CakNun.com

Mewasiti Ijo Abang

Ahmad Saifullah
Waktu baca ± 2 menit

Pada tahun 1478 M kerajaan Majapahit runtuh yang diawali dengan perebutan kekuasaan senasab. Kemudian disusul oleh gempuran Kasultanan Demak yang dipimpin Raden Patah yang juga masih putra dari Raja Majapahit Brawijaya V. Dalam rentang sejarah runtuhnya kekuasaan-kekuasaan manusia sebagian besar disebabkan karena keroposnya persatuan dan kesatuan dari dalam. Juga lemahnya kepemimpinan karena dininabobokan oleh empuknya kursi kuasa. Perebutan kuasa akan menghalalkan segala cara, hingga kawan jadi lawan, lawan diperkawan.

Telah disinggung dalam kolom Tetes Mbah Nun, Jobbang, Jokbang, Jombang tentang dinamika sejarah bersatunya Ijo dan Abang yang begitu alot dan penuh pernik. Akhir-akhir ini kita menyaksikan di mana-mana anak bangsa saling hujat, pukul, pecah, dan berkeping-keping. Mereka menurut Mbah Nun telah diadu oleh kebenaran yang diyakininya. Karena kebenaran yang diyakini tidak otonom ia dibuntuti dengan menyalahkan yang lainnya. Hingga merasa dirinya ‘malaikat’ lainnya ‘iblis’. Dalam menangani karutnya epistem ini, Maiyah menawarkan alternative thariqah dengan mencari “apanya yang salah/benar, bukan siapa yang salah/benar.”

Saya mengingat hukum siklus sejarah, tentang kapan Majapahit runtuh. Kalau dihitung sejak tahun 1478 M hingga sekarang 2020 M sudah 542 Tahun Majapahit sirna ilang kertaning bumi.

Dalam putaran siklus lima ratusan tahun, ada indikasi bahwa Indonesia akan mengalami hal yang sama sebagaimana ‘simbahnya’ dulu.

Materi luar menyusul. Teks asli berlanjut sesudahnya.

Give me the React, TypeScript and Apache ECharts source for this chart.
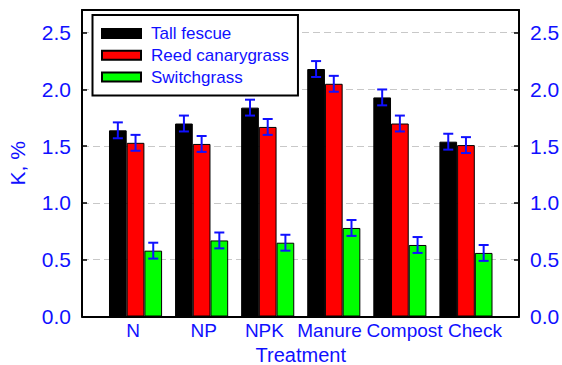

Sebenarnya gejala-gejala keruntuhan kekuasaan berulang dalam sejarah. Diawali dengan kelalaian para penguasa terhadap wakul amanat yang diembankan oleh kawula lan gusti (rakyat dan Gusti Allah). Kemudian mereka hanya membela kepentingan diri, keluarga, dan kelompoknya sendiri (oligarchy). Karena yang dibela kepentingan kelompok maka tentu akan mengundang kecemburuan, oposisi, merugikan kepentingan-kepentingan kelompok lain sampai berujung pada perlawanan dan pemusnahan.

Ajakan Mbah Nun – saat diwawancarai seusai mengisi acara Peringatan Dua Tahun Penganiayaan Novel Baswedan – kepada semua elemen bangsa Indonesia untuk menomorsatukan keindonesiaan, dan mulai meninggalkan berpikir sektoral, hanya berpikir demi partai, dan golongannya sendiri. Kalau melihat sikap Mbah Nun yang begitu istiqomah menjaga kebersamaan, kesatuan-persatuan kita sebagai orang Maiyah berposisi sangat jelas di tengah turbulensi bangsa. Yakni sebagai penengah, atau dalam bahasa arab disebut wasith.

Menegaskan sikap orang Maiyah dalam situasi pating mblasur bangsa Indonesia saat ini, kita bisa mengingat kembali esai Mbah Fuad tentang Umat Penengah (ummatan wasathan). Ibarat persaingan bal-balan antara kesebelasan Ijo dan Abang dalam memperebutkan kebenaran, orang Maiyah dipilihkan oleh Allah sebagai wasith (penengah). Syaratnya wasit adalah berlaku adil (proporsional/suportif) Hal tersebut merujuk ke Surat Al-Qur’an urutan kelima QS. Al-Maidah dan kita buka ayat ke-42. Pedoman angka ini kita ambilkan dari rentang masa keruntuhan Majapahit hingga ‘cilaka negara Indonesia’ sekarang. Arti Ayat 42 Surat Al-Maidah:

Mereka sangat suka mendengar berita bohong, banyak memakan (makanan) yang haram. Jika mereka) datang kepadamu (untuk meminta putusan), maka berilah putusan di antara mereka atau berpalinglah dari mereka, dan jika engkau berpaling dari mereka maka mereka tidak akan membahayakanmu sedikit pun. Tetapi jika engkau memutuskan (perkara mereka), maka putuskanlah dengan adil. Sesungguhnya Allah menyukai orang-orang yang adil.”

Membaca arti ayat di atas amat terang benderang bagaimana umat Maiyah berposisi dan bersikap. Karena kalianlah umat penengah.